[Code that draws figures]

▼

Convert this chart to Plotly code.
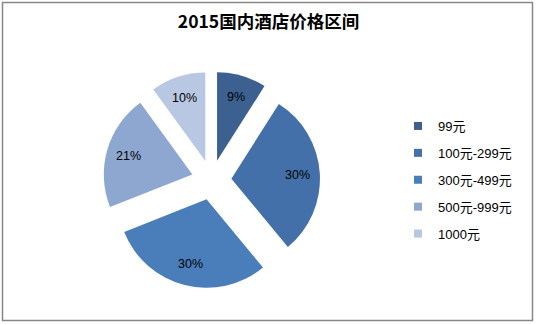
import math
import plotly.graph_objects as go

categories = ["99元", "100元-299元", "300元-499元", "500元-999元", "1000元"]
values = [9, 30, 30, 21, 10]
colors = ["#3C6190", "#4370A8", "#4A7EBB", "#8EA7D0", "#B9C8E2"]
title_text = "2015国内酒店价格区间"

W, H = 537, 325
font_fam = "Liberation Sans, Noto Sans CJK SC, sans-serif"

PULL = 0.225
CX, CY = 211.5, 180.0           # pie centre (px)
EXT = 108.5                     # half-size of pie domain (px)
R = EXT / (1 + PULL)            # unexploded radius

fig = go.Figure(go.Pie(
    labels=categories,
    values=values,
    sort=False,
    direction="clockwise",
    rotation=0,
    pull=[PULL] * len(values),
    marker=dict(colors=colors, line=dict(width=0)),
    textinfo="none",
    domain=dict(x=[(CX - EXT) / W, (CX + EXT) / W],
                y=[1 - (CY + EXT) / H, 1 - (CY - EXT) / H]),
    hoverinfo="skip",
    showlegend=False,
))

# percentage labels placed Excel-style along each slice bisector
total = sum(values)
cum = 0.0
annotations = []
for v in values:
    mid = (cum + v / 2) / total * 2 * math.pi
    cum += v
    dist = PULL * R + 0.75 * R
    px = CX + dist * math.sin(mid)
    py = CY - dist * math.cos(mid)
    annotations.append(dict(
        x=px / W, y=1 - py / H, xref="paper", yref="paper",
        text=f"{v / total:.0%}", showarrow=False,
        xanchor="center", yanchor="middle",
        font=dict(size=12.5, color="black", family=font_fam),
    ))

# legend entries (one per category, separate groups for spacing)
for i, (cat, col) in enumerate(zip(categories, colors)):
    fig.add_trace(go.Scatter(
        x=[None], y=[None], mode="markers", name=cat,
        marker=dict(symbol="square", size=8, color=col),
        legendgroup=f"g{i}", showlegend=True, hoverinfo="skip",
    ))

fig.update_layout(
    width=W, height=H,
    margin=dict(l=0, r=0, t=0, b=0),
    paper_bgcolor="white",
    plot_bgcolor="white",
    xaxis=dict(visible=False),
    yaxis=dict(visible=False),
    title=dict(text="<b>" + title_text + "</b>", x=0.5, xanchor="center",
               y=1 - 22 / H, yanchor="middle",
               font=dict(size=17.5, color="black", family="Noto Sans CJK SC, sans-serif")),
    legend=dict(x=398 / W, y=1 - 111 / H, xanchor="left", yanchor="top",
                font=dict(size=13, color="black", family=font_fam),
                tracegroupgap=7, traceorder="grouped",
                bgcolor="rgba(0,0,0,0)"),
    showlegend=True,
    annotations=annotations,
    shapes=[dict(type="rect", xref="paper", yref="paper",
                 x0=2.5 / W, x1=532.5 / W, y0=1 - 320.5 / H, y1=1 - 2.5 / H,
                 line=dict(color="#878787", width=1.5))],
)

fig.write_html("out.html")
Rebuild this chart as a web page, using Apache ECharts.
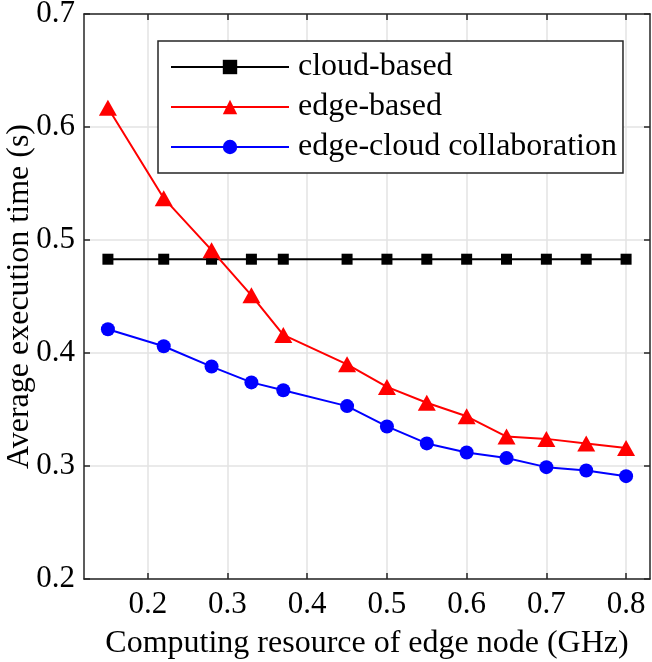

▲

> **EXERCISE REQUIREMENTS**
Copy all lines from the listing that contain "chart".

> **CORRECT RESPONSE**
Convert this chart to Plotly code.
Rebuild this chart as a web page, using Apache ECharts.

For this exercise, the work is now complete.